SUPPLIED DATA:
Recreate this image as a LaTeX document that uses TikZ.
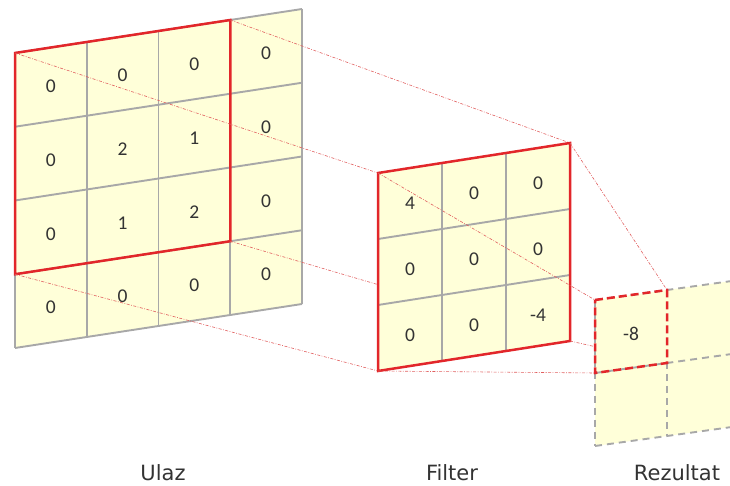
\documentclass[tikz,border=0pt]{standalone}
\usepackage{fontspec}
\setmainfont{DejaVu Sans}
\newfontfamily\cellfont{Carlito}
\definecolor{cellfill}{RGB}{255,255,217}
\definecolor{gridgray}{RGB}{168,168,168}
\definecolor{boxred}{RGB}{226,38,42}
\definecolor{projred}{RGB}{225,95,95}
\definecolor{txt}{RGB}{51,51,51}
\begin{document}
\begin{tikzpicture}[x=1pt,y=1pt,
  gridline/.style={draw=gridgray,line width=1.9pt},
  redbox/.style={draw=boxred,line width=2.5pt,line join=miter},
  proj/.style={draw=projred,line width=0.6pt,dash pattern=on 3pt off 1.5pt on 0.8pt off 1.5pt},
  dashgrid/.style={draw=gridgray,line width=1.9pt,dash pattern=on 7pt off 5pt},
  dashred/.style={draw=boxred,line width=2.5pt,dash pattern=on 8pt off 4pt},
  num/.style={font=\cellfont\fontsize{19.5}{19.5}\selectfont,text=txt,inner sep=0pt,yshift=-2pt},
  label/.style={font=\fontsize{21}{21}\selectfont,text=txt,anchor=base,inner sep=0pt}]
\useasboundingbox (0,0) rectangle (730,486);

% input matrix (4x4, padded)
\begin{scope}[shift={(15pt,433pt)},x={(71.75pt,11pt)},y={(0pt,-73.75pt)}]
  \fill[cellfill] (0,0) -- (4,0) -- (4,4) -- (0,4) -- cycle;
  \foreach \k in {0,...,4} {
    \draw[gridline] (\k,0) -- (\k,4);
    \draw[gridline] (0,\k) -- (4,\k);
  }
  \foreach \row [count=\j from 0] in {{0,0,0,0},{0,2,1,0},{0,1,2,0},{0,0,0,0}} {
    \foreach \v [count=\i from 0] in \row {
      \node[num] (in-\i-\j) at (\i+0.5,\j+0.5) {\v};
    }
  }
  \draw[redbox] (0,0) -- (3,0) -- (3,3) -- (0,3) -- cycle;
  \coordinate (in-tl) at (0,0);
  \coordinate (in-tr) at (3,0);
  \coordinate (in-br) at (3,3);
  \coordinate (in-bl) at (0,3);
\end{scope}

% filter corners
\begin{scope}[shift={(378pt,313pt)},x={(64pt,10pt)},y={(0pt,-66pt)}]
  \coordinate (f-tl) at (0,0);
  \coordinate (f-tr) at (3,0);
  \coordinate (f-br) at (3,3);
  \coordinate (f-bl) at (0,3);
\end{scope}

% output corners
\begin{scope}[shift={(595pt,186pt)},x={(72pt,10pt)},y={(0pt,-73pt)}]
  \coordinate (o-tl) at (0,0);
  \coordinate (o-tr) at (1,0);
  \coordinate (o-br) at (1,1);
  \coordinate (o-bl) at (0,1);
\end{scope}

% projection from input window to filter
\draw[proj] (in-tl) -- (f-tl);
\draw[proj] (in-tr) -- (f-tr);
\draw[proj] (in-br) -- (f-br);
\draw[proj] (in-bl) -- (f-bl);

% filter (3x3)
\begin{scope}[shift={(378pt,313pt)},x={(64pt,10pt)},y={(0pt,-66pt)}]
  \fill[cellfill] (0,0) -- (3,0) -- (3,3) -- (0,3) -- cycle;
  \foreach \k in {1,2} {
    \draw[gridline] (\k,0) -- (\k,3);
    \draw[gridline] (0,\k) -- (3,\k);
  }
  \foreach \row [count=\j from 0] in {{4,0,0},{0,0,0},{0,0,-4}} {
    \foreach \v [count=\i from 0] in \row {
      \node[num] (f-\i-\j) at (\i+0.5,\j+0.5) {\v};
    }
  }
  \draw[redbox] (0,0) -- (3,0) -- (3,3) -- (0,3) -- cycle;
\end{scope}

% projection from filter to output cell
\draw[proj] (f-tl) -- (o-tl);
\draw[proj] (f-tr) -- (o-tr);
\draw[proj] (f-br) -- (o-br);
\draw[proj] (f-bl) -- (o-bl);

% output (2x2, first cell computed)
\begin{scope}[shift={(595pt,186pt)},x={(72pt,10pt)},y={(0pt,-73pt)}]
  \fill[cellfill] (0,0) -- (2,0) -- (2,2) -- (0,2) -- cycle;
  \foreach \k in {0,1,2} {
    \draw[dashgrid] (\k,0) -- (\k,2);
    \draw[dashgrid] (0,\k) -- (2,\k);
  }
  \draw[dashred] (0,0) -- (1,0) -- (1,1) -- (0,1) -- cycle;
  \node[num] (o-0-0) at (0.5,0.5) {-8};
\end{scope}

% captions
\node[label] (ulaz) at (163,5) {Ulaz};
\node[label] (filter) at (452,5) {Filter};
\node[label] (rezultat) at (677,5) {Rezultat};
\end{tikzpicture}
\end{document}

GIVEN REQUEST:
Set the pictures aside and transcribe the data above exactly.

EXERCISE SOLUTION:
Recreate this image as a LaTeX document that uses TikZ.
\documentclass[tikz,border=0pt]{standalone}
\usepackage{fontspec}
\setmainfont{DejaVu Sans}
\newfontfamily\cellfont{Carlito}
\definecolor{cellfill}{RGB}{255,255,217}
\definecolor{gridgray}{RGB}{168,168,168}
\definecolor{boxred}{RGB}{226,38,42}
\definecolor{projred}{RGB}{225,95,95}
\definecolor{txt}{RGB}{51,51,51}
\begin{document}
\begin{tikzpicture}[x=1pt,y=1pt,
  gridline/.style={draw=gridgray,line width=1.9pt},
  redbox/.style={draw=boxred,line width=2.5pt,line join=miter},
  proj/.style={draw=projred,line width=0.6pt,dash pattern=on 3pt off 1.5pt on 0.8pt off 1.5pt},
  dashgrid/.style={draw=gridgray,line width=1.9pt,dash pattern=on 7pt off 5pt},
  dashred/.style={draw=boxred,line width=2.5pt,dash pattern=on 8pt off 4pt},
  num/.style={font=\cellfont\fontsize{19.5}{19.5}\selectfont,text=txt,inner sep=0pt,yshift=-2pt},
  label/.style={font=\fontsize{21}{21}\selectfont,text=txt,anchor=base,inner sep=0pt}]
\useasboundingbox (0,0) rectangle (730,486);

% input matrix (4x4, padded)
\begin{scope}[shift={(15pt,433pt)},x={(71.75pt,11pt)},y={(0pt,-73.75pt)}]
  \fill[cellfill] (0,0) -- (4,0) -- (4,4) -- (0,4) -- cycle;
  \foreach \k in {0,...,4} {
    \draw[gridline] (\k,0) -- (\k,4);
    \draw[gridline] (0,\k) -- (4,\k);
  }
  \foreach \row [count=\j from 0] in {{0,0,0,0},{0,2,1,0},{0,1,2,0},{0,0,0,0}} {
    \foreach \v [count=\i from 0] in \row {
      \node[num] (in-\i-\j) at (\i+0.5,\j+0.5) {\v};
    }
  }
  \draw[redbox] (0,0) -- (3,0) -- (3,3) -- (0,3) -- cycle;
  \coordinate (in-tl) at (0,0);
  \coordinate (in-tr) at (3,0);
  \coordinate (in-br) at (3,3);
  \coordinate (in-bl) at (0,3);
\end{scope}

% filter corners
\begin{scope}[shift={(378pt,313pt)},x={(64pt,10pt)},y={(0pt,-66pt)}]
  \coordinate (f-tl) at (0,0);
  \coordinate (f-tr) at (3,0);
  \coordinate (f-br) at (3,3);
  \coordinate (f-bl) at (0,3);
\end{scope}

% output corners
\begin{scope}[shift={(595pt,186pt)},x={(72pt,10pt)},y={(0pt,-73pt)}]
  \coordinate (o-tl) at (0,0);
  \coordinate (o-tr) at (1,0);
  \coordinate (o-br) at (1,1);
  \coordinate (o-bl) at (0,1);
\end{scope}

% projection from input window to filter
\draw[proj] (in-tl) -- (f-tl);
\draw[proj] (in-tr) -- (f-tr);
\draw[proj] (in-br) -- (f-br);
\draw[proj] (in-bl) -- (f-bl);

% filter (3x3)
\begin{scope}[shift={(378pt,313pt)},x={(64pt,10pt)},y={(0pt,-66pt)}]
  \fill[cellfill] (0,0) -- (3,0) -- (3,3) -- (0,3) -- cycle;
  \foreach \k in {1,2} {
    \draw[gridline] (\k,0) -- (\k,3);
    \draw[gridline] (0,\k) -- (3,\k);
  }
  \foreach \row [count=\j from 0] in {{4,0,0},{0,0,0},{0,0,-4}} {
    \foreach \v [count=\i from 0] in \row {
      \node[num] (f-\i-\j) at (\i+0.5,\j+0.5) {\v};
    }
  }
  \draw[redbox] (0,0) -- (3,0) -- (3,3) -- (0,3) -- cycle;
\end{scope}

% projection from filter to output cell
\draw[proj] (f-tl) -- (o-tl);
\draw[proj] (f-tr) -- (o-tr);
\draw[proj] (f-br) -- (o-br);
\draw[proj] (f-bl) -- (o-bl);

% output (2x2, first cell computed)
\begin{scope}[shift={(595pt,186pt)},x={(72pt,10pt)},y={(0pt,-73pt)}]
  \fill[cellfill] (0,0) -- (2,0) -- (2,2) -- (0,2) -- cycle;
  \foreach \k in {0,1,2} {
    \draw[dashgrid] (\k,0) -- (\k,2);
    \draw[dashgrid] (0,\k) -- (2,\k);
  }
  \draw[dashred] (0,0) -- (1,0) -- (1,1) -- (0,1) -- cycle;
  \node[num] (o-0-0) at (0.5,0.5) {-8};
\end{scope}

% captions
\node[label] (ulaz) at (163,5) {Ulaz};
\node[label] (filter) at (452,5) {Filter};
\node[label] (rezultat) at (677,5) {Rezultat};
\end{tikzpicture}
\end{document}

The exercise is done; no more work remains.